Dakila in a previous interview said the potential impact of higher global oil prices, petitions for further transport fare hikes, weather disturbances affecting food prices, and a sharp increase in the price of sugar all remain. He said the latest rate hike should “help alleviate some pressures” on the peso, even though the increase is smaller than the U.S. Fed’s latest adjustment.

BMI, a unit of Fitch Solutions cautioned the Philippine central bank on the timing of cutting policy rates. (Updated)

In a commentary released Friday following the announcement of the Monetary Board on Thursday to maintain policy rates, BMI said rate cuts should be considered only when food prices have already stabilized.

Likewise, BMI added that the Bangko Sentral ng Pilipinas (BSP) should only continue with interest rate reductions when major central banks across the world have also eased their monetary policy, which is seen to be happening by the second quarter next year.

“With clear risk to inflation outlook and the external sector under pressure, policymakers will likely keep financial conditions very restrictive for a while longer.
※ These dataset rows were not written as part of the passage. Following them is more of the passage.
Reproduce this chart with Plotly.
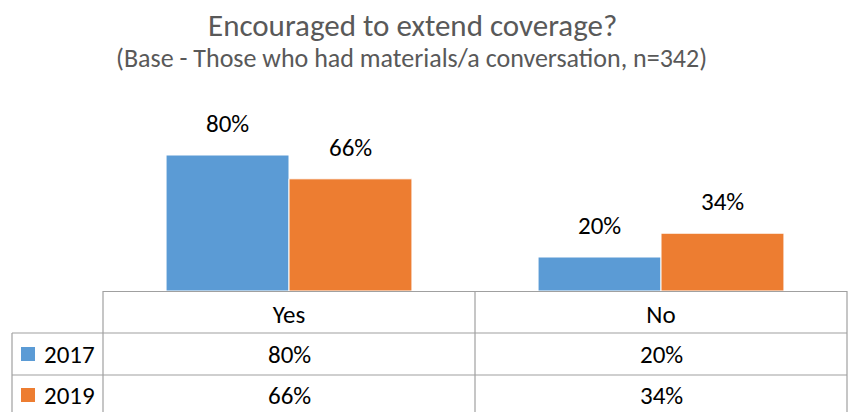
import plotly.graph_objects as go

categories = ["Yes", "No"]
years = ["2017", "2019"]
values_2017 = [80, 20]
values_2019 = [66, 34]
series = [values_2017, values_2019]
colors = ["#5B9BD5", "#ED7D31"]

title_text = "Encouraged to extend coverage?"
subtitle_text = "(Base - Those who had materials/a conversation, n=342)"

FONT = "Carlito, Lato, sans-serif"
W, H = 851, 412
ML, MR, MT, MB = 103, 4, 121, 121
BARGAP = 0.339
LINE = "#A0A0A0"

plot_h = H - MT - MB
plot_w = W - ML - MR
def py(px):
    # pixel y (from top) -> paper y
    return (H - MB - px) / plot_h

def pxx(px):
    # pixel x (from left) -> paper x
    return (px - ML) / plot_w

fig = go.Figure()
for name, vals, col in zip(years, series, colors):
    fig.add_trace(go.Bar(
        x=categories, y=vals, name=name,
        marker=dict(color=col, line=dict(color="white", width=1)),
        showlegend=False, hoverinfo="x+y+name",
    ))

annotations = []
shapes = []
bw = (1 - BARGAP) / len(series)
for si, vals in enumerate(series):
    off = -(1 - BARGAP) / 2 + bw * (si + 0.5)
    for ci, v in enumerate(vals):
        annotations.append(dict(
            x=ci + off, y=v, xref="x", yref="y", text=f"{v}%",
            showarrow=False, yanchor="bottom", xanchor="center", yshift=14,
            font=dict(family=FONT, size=25, color="#000000"),
        ))

# table rows
row_centers = [354, 395]
for si, (name, vals, col) in enumerate(zip(years, series, colors)):
    yc = py(row_centers[si])
    for ci, v in enumerate(vals):
        annotations.append(dict(
            x=ci, y=yc, xref="x", yref="paper", text=f"{v}%",
            xanchor="center", yanchor="middle",
            showarrow=False, font=dict(family=FONT, size=25, color="#000000"),
        ))
    annotations.append(dict(
        x=pxx(42), y=yc, xref="paper", yref="paper", text=name,
        xanchor="left", yanchor="middle",
        showarrow=False, font=dict(family=FONT, size=25, color="#000000"),
    ))
    shapes.append(dict(type="rect", xref="paper", yref="paper",
                       x0=pxx(21), x1=pxx(35),
                       y0=py(row_centers[si] - 7), y1=py(row_centers[si] + 7),
                       fillcolor=col, line=dict(width=0)))

# table grid lines
row_lines = [333, 375, 416]
for ry in row_lines:
    shapes.append(dict(type="line", xref="paper", yref="paper",
                       x0=pxx(12), x1=1,
                       y0=py(ry), y1=py(ry), line=dict(color=LINE, width=1.2)))
for ci in range(len(categories) + 1):
    shapes.append(dict(type="line", xref="paper", yref="paper",
                       x0=ci / len(categories), x1=ci / len(categories), y0=0, y1=py(416),
                       line=dict(color=LINE, width=1.2)))
shapes.append(dict(type="line", xref="paper", yref="paper",
                   x0=pxx(12), x1=pxx(12), y0=py(333), y1=py(416),
                   line=dict(color=LINE, width=1.2)))

annotations.append(dict(x=pxx(412), y=py(25), xref="paper", yref="paper", text=title_text,
                        xanchor="center", yanchor="middle",
                        showarrow=False, font=dict(family=FONT, size=31, color="#595959")))
annotations.append(dict(x=pxx(411), y=py(58), xref="paper", yref="paper", text=subtitle_text,
                        xanchor="center", yanchor="middle",
                        showarrow=False, font=dict(family=FONT, size=26, color="#595959")))

fig.update_layout(
    width=W, height=H,
    margin=dict(l=ML, r=MR, t=MT, b=MB),
    paper_bgcolor="white", plot_bgcolor="white",
    barmode="group", bargap=BARGAP, bargroupgap=0,
    annotations=annotations, shapes=shapes,
    xaxis=dict(showline=True, linecolor=LINE, linewidth=1.2, ticks="", showgrid=False,
               tickfont=dict(family=FONT, size=25, color="#000000"),
               ticklabelstandoff=1, range=[-0.5, 1.5]),
    yaxis=dict(range=[0, 100], visible=False, showgrid=False),
    font=dict(family=FONT),
)

fig.write_html("out.html")
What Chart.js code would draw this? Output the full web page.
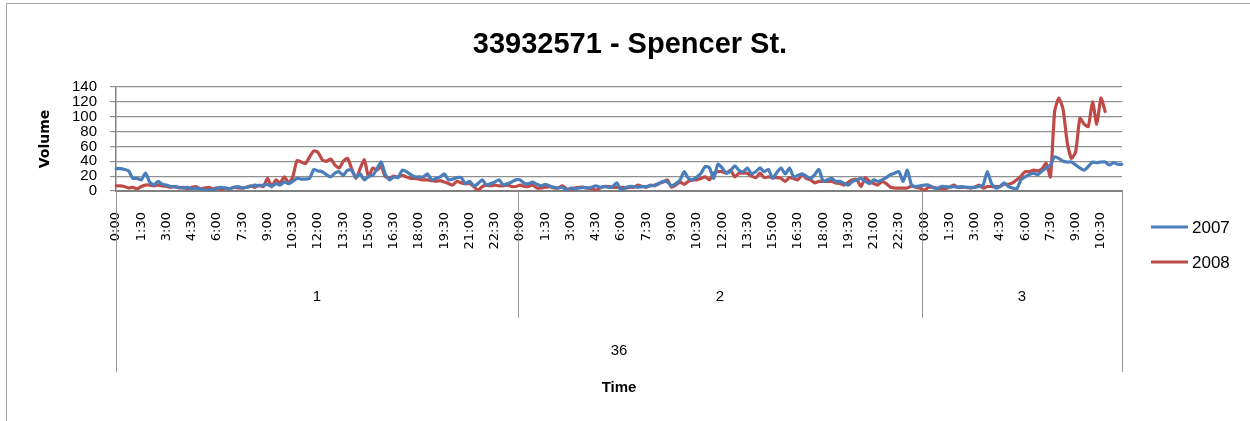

This feeds into our expectations for rate cuts to materialize only in Q2 2024,” BMI noted.

BMI’s inflation forecast for the country is at 4 percent by the end of 2023.

However, risks to inflation remain high with the onset of El Niño, which is seen to intensify between the fourth quarter of 2023 and the first quarter of 2024, which could threaten food prices.

The depreciating peso is also seen to be a risk to inflation as the country is a net importer.

The peso has already weakened by 1.9 percent against the US dollar year-to-date.

“Policymakers will be cautious about exacerbating further weakness in the peso, especially given that the US Federal Reserve has not completely closed the door on further tightening–a key risk that we have been highlighting,” BMI said.